>> start MATERIALS PROVIDED

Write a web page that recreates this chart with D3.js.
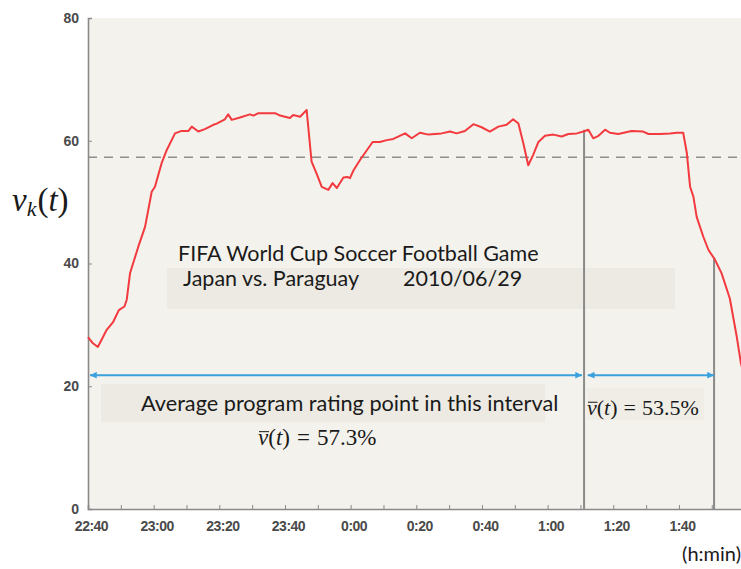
<!DOCTYPE html>
<html>
<head>
<meta charset="utf-8">
<script src="https://cdn.jsdelivr.net/npm/d3@7"></script>
<style>
  html, body { margin: 0; padding: 0; background: #ffffff; }
  svg { display: block; }
</style>
</head>
<body>
<div id="chart"></div>
<script>
// minutes after 22:40
var ratingMinutes = [0, 1.5, 3, 5.7, 7.7, 9.4, 11.1, 11.8, 12.8, 15.3, 17.4, 19.4, 20.4, 22.4, 24.0,
    26.5, 28.5, 30.6, 31.6, 33.6, 35.6, 38.2, 39.2, 41.7, 42.7, 43.8, 46.3, 49.3, 50.4, 51.9,
    57.0, 58.5, 61.5, 62.5, 64.6, 66.6, 68.1, 69.6, 71.2, 73.2, 74.5, 75.8, 77.8, 79.0, 79.8,
    80.8, 82.9, 86.7, 88.9, 91.0, 93.0, 96.6, 98.6, 101.1, 103.7, 107.7, 110.3, 112.3, 114.8,
    117.4, 119.9, 122.4, 125.0, 127.5, 129.5, 131.1, 132.6, 134.1, 135.6, 137.2, 139.2, 141.7,
    144.3, 146.3, 148.9, 150.9, 152.4, 153.9, 155.5, 157.5, 159.0, 161.5, 165.6, 169.1, 170.7,
    174.2, 177.3, 179.3, 181.3, 182.4, 183.4, 184.4, 185.4, 187.4, 189.0, 191.0, 193.0, 195.5,
    197.6, 198.9, 200.5];
var ratingValues = [28.0, 27.0, 26.4, 29.2, 30.5, 32.4, 33.0, 34.1, 38.4, 42.7, 46.0, 51.7, 52.5, 56.3, 58.5,
    61.2, 61.6, 61.6, 62.3, 61.5, 61.9, 62.6, 62.8, 63.5, 64.3, 63.4, 63.8, 64.3, 64.1, 64.5,
    64.5, 64.1, 63.7, 64.2, 63.9, 65.0, 56.6, 54.7, 52.5, 52.0, 53.1, 52.3, 54.0, 54.1, 53.9,
    55.1, 56.9, 59.8, 59.8, 60.1, 60.3, 61.2, 60.4, 61.3, 61.0, 61.2, 61.5, 61.2, 61.6,
    62.7, 62.2, 61.5, 62.3, 62.6, 63.5, 62.8, 59.6, 56.0, 57.7, 59.8, 60.8, 61.0,
    60.7, 61.1, 61.2, 61.5, 61.8, 60.4, 60.8, 61.8, 61.3, 61.1, 61.6, 61.5, 61.1,
    61.1, 61.2, 61.3, 61.3, 58.0, 52.5, 50.9, 47.6, 44.4, 42.2, 40.6, 38.4, 34.3,
    28.1, 23.7, 20.5];

var xTickLabels = ['22:40', '23:00', '23:20', '23:40', '0:00', '0:20', '0:40', '1:00', '1:20', '1:40'];
var yTickValues = [0, 20, 40, 60, 80];

var averageRating = 57.3;
var markerMinutes = [151.1, 190.7];
var markerTops = [61.8, 41.0];
var arrowStarts = [0.6, 152.2];
var arrowEnds = [150.5, 190.7];
var arrowLevel = 21.8;

function drawRatingChart() {
    var width = 741, height = 569;
    var plotLeft = 88, plotTop = 18, plotBottom = 509;

    var svg = d3.select('#chart').append('svg')
        .attr('width', width)
        .attr('height', height);

    var x = d3.scaleLinear().domain([0, 200]).range([plotLeft, plotLeft + 200 * 3.283]);
    var y = d3.scaleLinear().domain([0, 80]).range([plotBottom, plotTop]);

    var defs = svg.append('defs');
    ['arrow-end', 'arrow-start'].forEach(function(id, i) {
        defs.append('marker')
            .attr('id', id)
            .attr('viewBox', '0 0 10 10')
            .attr('refX', i === 0 ? 10 : 0).attr('refY', 5)
            .attr('markerWidth', 5).attr('markerHeight', 3.4)
            .attr('markerUnits', 'strokeWidth')
            .attr('orient', 'auto')
            .append('path')
            .attr('d', i === 0 ? 'M0,0 L10,5 L0,10 z' : 'M10,0 L0,5 L10,10 z')
            .attr('fill', '#3ba1dd');
    });

    // plot background
    svg.append('rect')
        .attr('x', plotLeft).attr('y', plotTop)
        .attr('width', width - plotLeft).attr('height', plotBottom - plotTop)
        .attr('fill', '#f4f2ec');

    // shaded text boxes
    svg.append('rect').attr('x', 167).attr('y', 268).attr('width', 508).attr('height', 41).attr('fill', '#eceae2');
    svg.append('rect').attr('x', 101).attr('y', 384).attr('width', 444).attr('height', 38).attr('fill', '#eceae2');
    svg.append('rect').attr('x', 587).attr('y', 388).attr('width', 117).attr('height', 32).attr('fill', '#efede6');

    // average dashed line
    svg.append('line')
        .attr('x1', plotLeft).attr('x2', width)
        .attr('y1', y(averageRating)).attr('y2', y(averageRating))
        .attr('stroke', '#8e8e8e').attr('stroke-width', 1.6)
        .attr('stroke-dasharray', '9,7');

    // axes
    var xAxis = d3.axisBottom(x)
        .tickValues(d3.range(0, 200, 10))
        .tickSize(-4)
        .tickPadding(12)
        .tickFormat(function(d) { return d % 20 === 0 ? (xTickLabels[d / 20] || '') : ''; });

    var gx = svg.append('g')
        .attr('transform', 'translate(0,' + plotBottom + ')')
        .call(xAxis);
    gx.select('.domain').attr('stroke', '#8a8a8a').attr('stroke-width', 1.6);
    gx.selectAll('.tick line').attr('stroke', '#8a8a8a');
    gx.selectAll('.tick text')
        .attr('dx', 3)
        .attr('fill', '#4a4a4a')
        .style('font-family', '"Liberation Sans", Arial, sans-serif')
        .style('font-size', '14px')
        .style('font-weight', 'bold')
        .style('letter-spacing', '-0.5px');

    var yAxis = d3.axisLeft(y)
        .tickValues(yTickValues)
        .tickSize(-4)
        .tickPadding(9);
    var gy = svg.append('g')
        .attr('transform', 'translate(' + plotLeft + ',0)')
        .call(yAxis);
    gy.select('.domain').attr('stroke', '#8a8a8a').attr('stroke-width', 1.6);
    gy.selectAll('.tick line').attr('stroke', '#8a8a8a');
    gy.selectAll('.tick text')
        .attr('fill', '#4a4a4a')
        .style('font-family', '"Liberation Sans", Arial, sans-serif')
        .style('font-size', '14px')
        .style('font-weight', 'bold');

    // vertical interval markers
    svg.selectAll('line.marker')
        .data(markerMinutes)
        .enter()
        .append('line')
        .attr('class', 'marker')
        .attr('x1', function(d) { return x(d); })
        .attr('x2', function(d) { return x(d); })
        .attr('y1', y(0))
        .attr('y2', function(d, i) { return y(markerTops[i]); })
        .attr('stroke', '#8a8a8a')
        .attr('stroke-width', 2);

    // rating line
    var ratingData = ratingMinutes.map(function(m, i) { return { t: m, v: ratingValues[i] }; });
    var line = d3.line()
        .x(function(d) { return x(d.t); })
        .y(function(d) { return y(d.v); });

    svg.append('path')
        .datum(ratingData)
        .attr('fill', 'none')
        .attr('stroke', '#f23a3f')
        .attr('stroke-width', 2)
        .attr('stroke-linejoin', 'round')
        .attr('d', line);

    // interval arrows
    svg.selectAll('line.arrow')
        .data(arrowStarts)
        .enter()
        .append('line')
        .attr('class', 'arrow')
        .attr('x1', function(d) { return x(d); })
        .attr('x2', function(d, i) { return x(arrowEnds[i]); })
        .attr('y1', y(arrowLevel)).attr('y2', y(arrowLevel))
        .attr('stroke', '#3ba1dd')
        .attr('stroke-width', 2)
        .attr('marker-start', 'url(#arrow-start)')
        .attr('marker-end', 'url(#arrow-end)');

    // text
    var sans = 'Lato, "Open Sans", sans-serif';
    var serif = '"Liberation Serif", "DejaVu Serif", serif';

    function textAt(tx, ty, str, size, anchor) {
        return svg.append('text')
            .attr('x', tx).attr('y', ty)
            .attr('text-anchor', anchor || 'start')
            .attr('fill', '#1a1a1a')
            .style('font-family', sans)
            .style('font-size', size + 'px')
            .text(str);
    }

    textAt(178, 261, 'FIFA World Cup Soccer Football Game', 21.5);
    textAt(183, 286, 'Japan vs. Paraguay', 21.5);
    textAt(403, 286, '2010/06/29', 21.5);
    textAt(141, 411, 'Average program rating point in this interval', 21.7);
    textAt(741, 561, '(h:min)', 20, 'end');

    function mathAt(tx, ty, value, size, gap) {
        var t = svg.append('text')
            .attr('x', tx).attr('y', ty)
            .attr('fill', '#1a1a1a')
            .style('font-family', serif)
            .style('font-size', size + 'px');
        t.append('tspan').style('font-style', 'italic').text('v');
        t.append('tspan').text('(');
        t.append('tspan').style('font-style', 'italic').text('t');
        t.append('tspan').text(')');
        t.append('tspan').attr('dx', gap).text('=');
        t.append('tspan').attr('dx', gap).text(value + '%');
        // bar over v
        svg.append('line')
            .attr('x1', tx + 1).attr('x2', tx + size * 0.48)
            .attr('y1', ty - size * 0.58).attr('y2', ty - size * 0.58)
            .attr('stroke', '#1a1a1a').attr('stroke-width', 1);
        return t;
    }
    mathAt(258, 445, '57.3', 23, 7);
    mathAt(587, 415, '53.5', 22, 6);

    // y axis label v_k(t)
    var yl = svg.append('text')
        .attr('x', 12).attr('y', 211)
        .attr('fill', '#1a1a1a')
        .style('font-family', serif)
        .style('font-size', '33px');
    yl.append('tspan').style('font-style', 'italic').text('v');
    yl.append('tspan').style('font-style', 'italic').style('font-size', '22px').attr('dy', 5).text('k');
    yl.append('tspan').attr('dy', -5).attr('dx', 1).text('(');
    yl.append('tspan').style('font-style', 'italic').text('t');
    yl.append('tspan').text(')');
}

drawRatingChart();
</script>
</body>
</html>
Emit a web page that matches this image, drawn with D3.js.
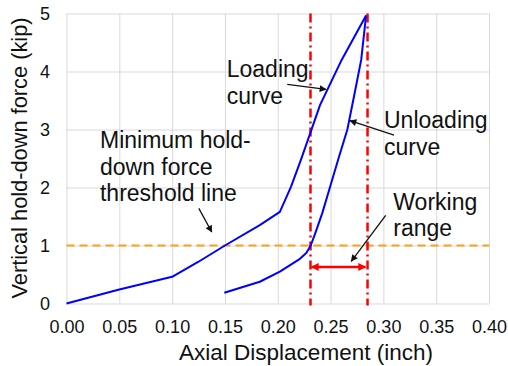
<!DOCTYPE html>
<html>
<head>
<meta charset="utf-8">
<script src="https://cdn.jsdelivr.net/npm/d3@7"></script>
<style>
  body { margin: 0; background: #fff; }
  text { font-family: "Liberation Sans", Arial, sans-serif; fill: #111; }
  .grid line { stroke: #d9d9d9; stroke-width: 1; }
  .grid .domain { display: none; }
  .tick text { font-size: 18px; }
  .note { font-size: 23px; }
</style>
</head>
<body>
<div class="chart"></div>
<script>
var svgWidth = 508;
var svgHeight = 366;

// loading branch (inch, kip)
var loadX = [0.000, 0.050, 0.100, 0.125, 0.150, 0.183, 0.202, 0.2125, 0.222, 0.2312, 0.240, 0.2605, 0.2836];
var loadY = [0.00, 0.24, 0.46, 0.72, 1.00, 1.35, 1.58, 2.01, 2.48, 2.96, 3.42, 4.20, 4.965];

// unloading branch
var unloadX = [0.2836, 0.279, 0.2725, 0.2659, 0.2575, 0.2495, 0.242, 0.2353, 0.2312, 0.227, 0.221, 0.202, 0.183, 0.1494];
var unloadY = [4.965, 4.20, 3.60, 3.00, 2.50, 2.01, 1.55, 1.20, 1.00, 0.87, 0.77, 0.55, 0.375, 0.186];

var xTicks = [0, 0.05, 0.10, 0.15, 0.20, 0.25, 0.30, 0.35, 0.40];
var yTicks = [0, 1, 2, 3, 4, 5];

var thresholdForce = 1.0;
var rangeLimits = [0.231, 0.285];
var rangeArrowForce = 0.63;

var svg = d3.select(".chart")
    .append("svg")
    .attr("width", svgWidth)
    .attr("height", svgHeight);

var x = d3.scaleLinear().domain([0, 0.4]).range([66.5, 489]);
var y = d3.scaleLinear().domain([0, 5]).range([303.5, 13.5]);

var defs = svg.append("defs");
function marker(id, color, w, h) {
    defs.append("marker")
        .attr("id", id)
        .attr("viewBox", "0 0 10 10")
        .attr("refX", 9).attr("refY", 5)
        .attr("markerWidth", w).attr("markerHeight", h)
        .attr("markerUnits", "userSpaceOnUse")
        .attr("orient", "auto-start-reverse")
        .append("path")
        .attr("d", "M0,0 L10,5 L0,10 z")
        .attr("fill", color);
}
marker("arrBlack", "#111", 9, 7);
marker("arrRed", "#ff0000", 10, 8);

// gridlines + tick labels
svg.append("g")
    .attr("class", "grid")
    .attr("transform", `translate(0, ${y(0)})`)
    .call(d3.axisBottom(x).tickValues(xTicks).tickFormat(d3.format(".2f"))
        .tickSizeInner(-(y(0) - y(5))).tickSizeOuter(0).tickPadding(17));

svg.append("g")
    .attr("class", "grid")
    .attr("transform", `translate(${x(0)}, 0)`)
    .call(d3.axisLeft(y).tickValues(yTicks).tickFormat(d3.format("d"))
        .tickSizeInner(-(x(0.4) - x(0))).tickSizeOuter(0).tickPadding(16.5));

svg.selectAll(".tick text").attr("fill", "#111");

// threshold line
svg.append("line")
    .attr("x1", x(0)).attr("x2", x(0.4))
    .attr("y1", y(thresholdForce)).attr("y2", y(thresholdForce))
    .attr("stroke", "#f7a21b")
    .attr("stroke-width", 2)
    .attr("stroke-dasharray", "8,5");

// working range limits
svg.selectAll(".limit").data(rangeLimits).enter()
    .append("line")
    .attr("class", "limit")
    .attr("x1", d => x(d)).attr("x2", d => x(d))
    .attr("y1", y(5)).attr("y2", y(0) + 2)
    .attr("stroke", "#ff0000")
    .attr("stroke-width", 2.5)
    .attr("stroke-dasharray", "9,4,2,4");

// curves
var line = d3.line().x(d => x(d[0])).y(d => y(d[1]));
svg.append("path")
    .datum(d3.zip(loadX, loadY))
    .attr("d", line)
    .attr("fill", "none")
    .attr("stroke", "#0000ff")
    .attr("stroke-width", 2)
    .attr("stroke-linejoin", "round");
svg.append("path")
    .datum(d3.zip(unloadX, unloadY))
    .attr("d", line)
    .attr("fill", "none")
    .attr("stroke", "#0000ff")
    .attr("stroke-width", 2)
    .attr("stroke-linejoin", "round");

// working range double arrow
svg.append("line")
    .attr("x1", x(rangeLimits[0]) + 1).attr("x2", x(rangeLimits[1]) - 2)
    .attr("y1", y(rangeArrowForce)).attr("y2", y(rangeArrowForce))
    .attr("stroke", "#ff0000")
    .attr("stroke-width", 2.5)
    .attr("marker-start", "url(#arrRed)")
    .attr("marker-end", "url(#arrRed)");

// annotations
var notes = [
    { lines: ["Loading", "curve"], at: [0.1517, 3.905], from: [0.2090, 3.779], to: [0.2457, 3.69] },
    { lines: ["Unloading", "curve"], at: [0.3006, 3.021], from: [0.3101, 2.905], to: [0.2684, 3.152] },
    { lines: ["Minimum hold-", "down force", "threshold line"], at: [0.0317, 2.681], from: [0.1253, 1.641], to: [0.1375, 1.233] },
    { lines: ["Working", "range"], at: [0.3094, 1.617], from: [0.3022, 1.521], to: [0.2696, 0.728] }
];

notes.forEach(function(n) {
    var t = svg.append("text")
        .attr("class", "note")
        .attr("x", x(n.at[0]))
        .attr("y", y(n.at[1]));
    n.lines.forEach(function(s, i) {
        t.append("tspan")
            .attr("x", x(n.at[0]))
            .attr("dy", i === 0 ? 0 : 26.5)
            .text(s);
    });
    svg.append("line")
        .attr("x1", x(n.from[0])).attr("y1", y(n.from[1]))
        .attr("x2", x(n.to[0])).attr("y2", y(n.to[1]))
        .attr("stroke", "#111")
        .attr("stroke-width", 1.3)
        .attr("marker-end", "url(#arrBlack)");
});

// axis titles
svg.append("text")
    .attr("x", 306)
    .attr("y", 360)
    .attr("text-anchor", "middle")
    .style("font-size", "22.5px")
    .text("Axial Displacement (inch)");

svg.append("text")
    .attr("transform", "translate(27, 158) rotate(-90)")
    .attr("text-anchor", "middle")
    .style("font-size", "21.8px")
    .text("Vertical hold-down force (kip)");
</script>
</body>
</html>
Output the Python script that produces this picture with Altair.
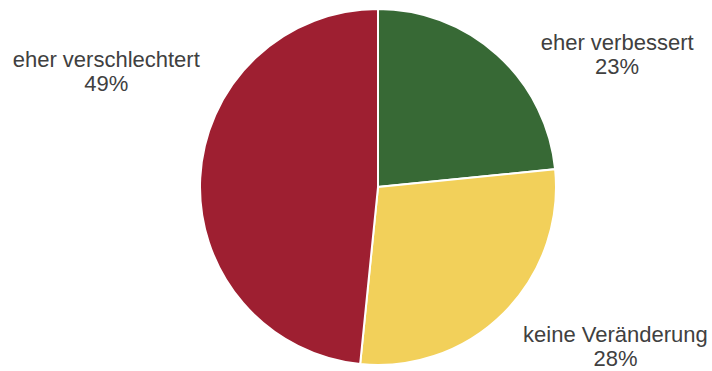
import altair as alt
import pandas as pd

categories = ["eher verbessert", "keine Veränderung", "eher verschlechtert"]
values = [23.4, 28.2, 48.4]
labels = ["23%", "28%", "49%"]
colors = ["#376935", "#F2D05A", "#9E1F31"]

df = pd.DataFrame({"cat": categories, "val": values, "pct": labels, "order": [0, 1, 2]})
df["label"] = df["cat"] + "\n" + df["pct"]

base = alt.Chart(df).encode(
    theta=alt.Theta("val:Q", stack=True),
    order=alt.Order("order:Q"),
)

pie = base.mark_arc(outerRadius=178, stroke="white", strokeWidth=2).encode(
    color=alt.Color("cat:N", scale=alt.Scale(domain=categories, range=colors), legend=None)
)

offsets = {"eher verbessert": (105, 4), "keine Veränderung": (96, 7), "eher verschlechtert": (-72, -117)}
layers = [pie]
for c in categories:
    dx, dy = offsets[c]
    layers.append(
        base.mark_text(radius=200, fontSize=22, font="Liberation Sans", color="#404040",
                       lineBreak="\n", dx=dx, dy=dy, align="center", baseline="middle", lineHeight=24)
        .encode(text="label:N", opacity=alt.condition(alt.datum.cat == c, alt.value(1), alt.value(0)))
    )

chart = alt.layer(*layers).properties(
    width=664, height=368,
    padding={"left": 46, "top": 3, "right": 2, "bottom": 0},
    autosize=alt.AutoSizeParams(type="none"),
).configure_view(stroke=None)

chart.save("out.html", embed_options={"renderer": "svg", "actions": False})
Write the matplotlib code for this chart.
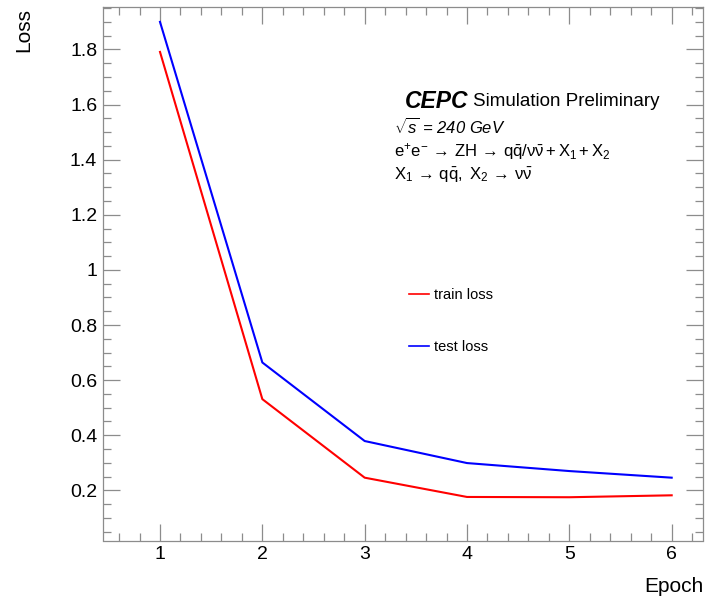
import matplotlib
matplotlib.use("Agg")
import matplotlib.pyplot as plt
from matplotlib.ticker import MultipleLocator, FuncFormatter

plt.rcParams["font.family"] = ["Liberation Sans", "DejaVu Sans"]
plt.rcParams["mathtext.fontset"] = "custom"
plt.rcParams["mathtext.rm"] = "Liberation Sans"
plt.rcParams["mathtext.it"] = "Liberation Sans:italic"
plt.rcParams["mathtext.bf"] = "Liberation Sans:bold"

# data
epochs = [1, 2, 3, 4, 5, 6]
train_loss = [1.791, 0.531, 0.246, 0.176, 0.175, 0.182]
test_loss = [1.900, 0.664, 0.379, 0.299, 0.270, 0.246]

W, H = 705, 599
fig = plt.figure(figsize=(W / 100, H / 100), dpi=100)
ax = fig.add_axes([102.7 / W, 1 - 540.5 / H, (703 - 102.7) / W, (540.5 - 7.3) / H])

ax.plot(epochs, train_loss, color="#ff0000", lw=1.5, label="train loss")
ax.plot(epochs, test_loss, color="#0000ff", lw=1.5, label="test loss")

ax.set_xlim(0.44, 6.306)
ax.set_ylim(0.018, 1.953)

frame = "#8c8c8c"
for sp in ax.spines.values():
    sp.set_color(frame)
    sp.set_linewidth(0.9)

ax.xaxis.set_major_locator(MultipleLocator(1))
ax.xaxis.set_minor_locator(MultipleLocator(0.2))
ax.yaxis.set_major_locator(MultipleLocator(0.2))
ax.yaxis.set_minor_locator(MultipleLocator(0.05))
ax.yaxis.set_major_formatter(FuncFormatter(lambda v, p: f"{v:g}"))
ax.tick_params(which="both", direction="in", top=True, right=True,
               color=frame, width=0.9, labelsize=14, labelcolor="black")
ax.tick_params(which="major", length=12, pad=4)
ax.tick_params(which="minor", length=6)

# axis titles, ROOT style (at the ends)
fig.text(24 / W, 1 - 30 / H, "Loss", rotation=90, ha="center", va="center", fontsize=15)
fig.text(704 / W, 1 - 587 / H, "Epoch", ha="right", va="center", fontsize=15)

# CEPC label block
fig.text(405 / W, 1 - 101 / H, "CEPC", fontsize=16.5, fontweight="bold", style="italic",
         ha="left", va="center")
fig.text(473 / W, 1 - 101 / H, "Simulation Preliminary", fontsize=13.5, ha="left", va="center")
fig.text(394 / W, 1 - 127 / H, r"$\sqrt{s}$ = 240 GeV", fontsize=12, style="italic",
         ha="left", va="center")
fig.text(394 / W, 1 - 151 / H,
         r"$\mathrm{e^{+}e^{-}\,\rightarrow\,ZH\,\rightarrow\,q\bar{q}/\nu\bar{\nu} + X_{1} + X_{2}}$",
         fontsize=12, ha="left", va="center")
fig.text(394 / W, 1 - 175 / H,
         r"$\mathrm{X_{1}\,\rightarrow\,q\bar{q},\ X_{2}\,\rightarrow\,\nu\bar{\nu}}$",
         fontsize=12, ha="left", va="center")

leg = ax.legend(loc="center left", bbox_to_anchor=(409 / W, 1 - 321 / H),
                bbox_transform=fig.transFigure, frameon=False, fontsize=10.5,
                handlelength=1.4, handletextpad=0.3, labelspacing=2.6,
                borderpad=0, borderaxespad=0)
for line in leg.get_lines():
    line.set_linewidth(1.2)

fig.savefig("out.png", dpi=100)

>> end MATERIALS PROVIDED

| WORK TO COMPLETE |
From the entries above, copy every line containing the word "page".

| EXPECTED OUTPUT |
Write a web page that recreates this chart with D3.js.
Emit a web page that matches this image, drawn with D3.js.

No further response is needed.